Kunselman is currently overseeing construction on the new Northgate branch, which is slated to be completed in June and was designed by Seattle's Miller/Hull Partnership. The more than $8 million project includes a 10,000-sq.-ft. library, 20,000-sq.-ft. community center and 1.67-acre park between the two buildings.

Absher Construction Co. of Puyallup broke ground on the branch this spring, which was later than originally scheduled because of project costs increases. The first bids were over budget and so the library board reworked the project's scope and secured additional funding to avoid reducing the branch's size.

The Northgate branch was one of three projects that have been rebid because of escalating material costs. Other branches with bids beyond budget were the new Montlake branch, which was more than $500,000 over; and the Southwest branch expansion project that came in $1.26 million over budget. The Douglass-Truth Branch, was about $800,000 over budget but the library board decided to increase its budget rather than rebid the project.

A unique aspect of the Northgate library's design is a large storm water vault below the park. Storm water from the property will be collected, filtered and stored in the underground chamber to be used to irrigate the property. None of the other branches, and few buildings in the city, has such a storm water system.
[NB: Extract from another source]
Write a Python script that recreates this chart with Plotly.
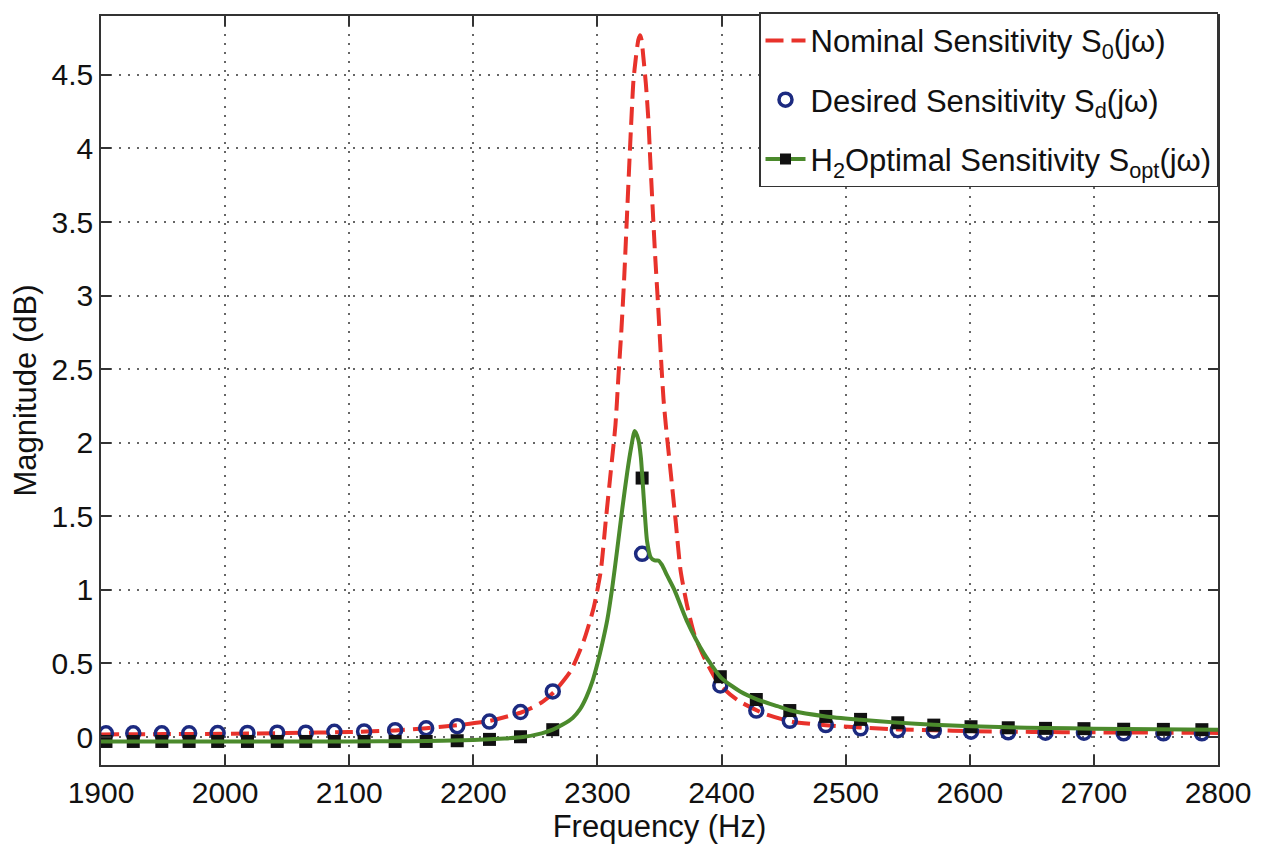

Another sustainable building feature is that 90 percent of the material from the buildings demolished at the Northgate site will be recycled or reused. "The challenge for the contractor is to demolish these buildings, sort them and make sure they are not going into the waste stream but are being used onsite or will be recycled," Kunselman said.

The asphalt will be ground and placed underneath the future asphalt, and the former concrete footings will also be crushed and used as fill below future footings.

Next for the city is a new 5,000-sq.-ft. South Park branch designed by Johnston Architects of Seattle and scheduled for completion next year. The $2.7 million building will have a collection capacity of 18,700 books and materials, a special area for children, computer workstations and instructional spaces. The new library is paid for through a $6 million Opportunity Fund, which was part of the 1998 bond and pays for unanticipated neighborhood library capital needs for underserved areas of Seattle.